If the peasant farmer who grows cane is to survive, then the report of the Rangarajan Committee on sugar decontrol has to be opposed. The report meant to study the issues of decontrol actually ends up recommending it outright. It is a move that does not bode well for the peasant farmer, the cooperative movement or even the consumer. If the report is accepted, not only will large commercial interests benefit but the existing sugar lobby will also be freed of the financial arrears it still owes individual growers.

Fair and Remunerative Price

In place of the existing SAP, the report proposes FRP. Farmer activists say even the name is inappropriate since there is nothing fair about the remuneration as it will be decided by the mills. The Kisan Sabha says, The right of the State in fixing prices must be safeguarded. It is notable that the fair and remunerative price used by the Central government is a deceptive term and is far below the cost of cultivation in all States. In the name of Rationalisation of Sugar Cane Pricing the committee is pitching for the discredited FRP, which is neither fair nor remunerative. This move is against the interest of the cane growers.

One of the recommendations of the committee is the removal of the cane reservation area. Currently, there is a minimum distance of 15 kilometres between mills. This is in keeping with the spirit of the cooperative movement. Not only are farmers assured of a sale in their own locality but mills are assured of enough cane to crush. A feeling of bonding and community is engendered since the work is seen as a common responsibility. This community feeling, which has so far worked to the advantage of both sides, is sought to be erased by the committee. In the new system it will be one-sided, with the mills having the yes or no on accepting cane from farmers. Farmers also face concerns such as an increase in transportation costs.
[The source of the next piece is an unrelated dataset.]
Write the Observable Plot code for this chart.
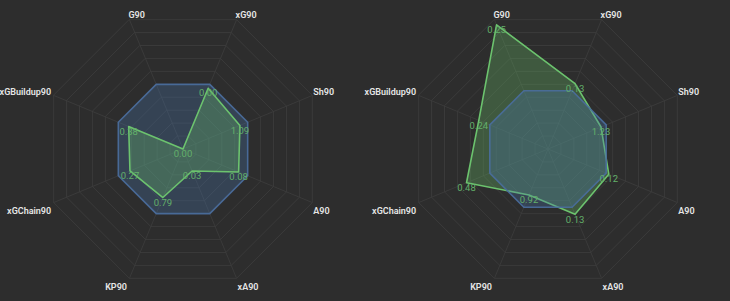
<!DOCTYPE html>
<html>
<head>
<meta charset="utf-8">
<script src="https://cdn.jsdelivr.net/npm/d3@7"></script>
<script src="https://cdn.jsdelivr.net/npm/@observablehq/plot@0.6"></script>
<style>
  html, body { margin: 0; padding: 0; background: #2d2d2d; }
  #wrap { display: flex; width: 730px; height: 301px; background: #2d2d2d; }
  #wrap svg { display: block; }
</style>
</head>
<body>
<div id="wrap"></div>
<script>
// ---- data ----
const axes = ["G90", "xG90", "Sh90", "A90", "xA90", "KP90", "xGChain90", "xGBuildup90"];
const gridLevels = [0.1, 0.2, 0.3, 0.4, 0.5, 0.6, 0.7, 0.8, 0.9, 1.0];

const leftValueLabels = ["0.00", "0.00", "1.09", "0.08", "0.03", "0.79", "0.27", "0.38"];
const leftPlayer = [0.00, 0.47, 0.44, 0.43, 0.17, 0.375, 0.41, 0.42];
const leftAverage = [0.5, 0.5, 0.5, 0.5, 0.5, 0.5, 0.5, 0.5];

const rightValueLabels = ["0.25", "0.13", "1.23", "0.12", "0.13", "0.92", "0.48", "0.24"];
const rightPlayer = [0.96, 0.505, 0.41, 0.47, 0.505, 0.355, 0.63, 0.535];
const rightAverage = [0.45, 0.45, 0.45, 0.45, 0.45, 0.45, 0.45, 0.45];

// ---- helpers ----
const angleOf = i => (-22.5 + 45 * i) * Math.PI / 180;
const pt = (i, r) => ({x: r * Math.sin(angleOf(i)), y: r * Math.cos(angleOf(i))});

const W = 365, H = 301, R = 140, CX = 182.5, CY = 148.5;
const BG = "#2d2d2d";
const GREEN = "#6cc36e";
const BLUE = "#4a6e9e";

function radar(player, labels, average, greenOnTop) {
  const rings = gridLevels.flatMap(l => axes.map((a, i) => ({...pt(i, l), ring: l})));
  const spokes = axes.map((a, i) => ({...pt(i, 1), axis: a, i,
    s: Math.sin(angleOf(i)), c: Math.cos(angleOf(i))}));
  const playerPts = player.map((r, i) => ({...pt(i, r), label: labels[i]}));
  const avgPts = average.map((r, i) => pt(i, r));

  const blueMark = Plot.line(avgPts, {x: "x", y: "y", curve: "linear-closed",
    stroke: BLUE, strokeWidth: 1.6, strokeOpacity: 0.9, fill: "#4a78b0", fillOpacity: 0.3});
  const greenMark = Plot.line(playerPts, {x: "x", y: "y", curve: "linear-closed",
    stroke: GREEN, strokeWidth: 1.6, fill: "#6abf69", fillOpacity: 0.3});

  const axisText = (filter, opts) => Plot.text(spokes, {x: "x", y: "y", text: "axis", filter,
    fill: "#e6e6e6", fontSize: 9, fontFamily: "Roboto", fontWeight: 600, ...opts});

  return Plot.plot({
    width: W, height: H,
    margin: 0,
    style: {background: BG, overflow: "visible"},
    x: {domain: [-CX / R, (W - CX) / R], range: [0, W], axis: null},
    y: {domain: [-(H - CY) / R, CY / R], range: [H, 0], axis: null},
    marks: [
      Plot.link(spokes, {x1: 0, y1: 0, x2: "x", y2: "y", stroke: "#3e3e3e", strokeWidth: 0.8}),
      Plot.line(rings, {x: "x", y: "y", z: "ring", curve: "linear-closed", stroke: "#3e3e3e", strokeWidth: 0.8}),
      ...(greenOnTop ? [blueMark, greenMark] : [greenMark, blueMark]),
      Plot.text(playerPts, {x: "x", y: "y", text: "label", fill: "#63b06a", fontSize: 9.5,
        fontFamily: "Roboto", lineAnchor: "top", dy: 1.5}),
      // top pair: start-anchored above vertex
      axisText(d => d.c > 0.6, {textAnchor: "start", dy: -4.5, dx: -1}),
      // upper right side
      axisText(d => d.c > 0 && d.c <= 0.6 && d.s > 0, {textAnchor: "start", dy: -3, dx: 1}),
      // lower right side and bottom right
      axisText(d => d.c < 0 && d.s > 0, {textAnchor: "start", dy: 8.5, dx: 1}),
      // lower left side and bottom left
      axisText(d => d.c < 0 && d.s < 0, {textAnchor: "end", dy: 8.5, dx: -2.5}),
      // upper left side
      axisText(d => d.c > 0 && d.c <= 0.6 && d.s < 0, {textAnchor: "end", dy: -3, dx: -2.5})
    ]
  });
}

const wrap = document.getElementById("wrap");
wrap.appendChild(radar(leftPlayer, leftValueLabels, leftAverage, true));
wrap.appendChild(radar(rightPlayer, rightValueLabels, rightAverage, false));
</script>
</body>
</html>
Despite Maharashtra still following the norms of a cooperative system, there is no doubt that sugarcane is a crop that benefits the miller more than the grower. If decontrol norms are applied, this divide will become wider. The essence of the issue is to continue with state intervention in the pricing process. This is the only way to ensure that peasant farmers will not become more vulnerable than they already are.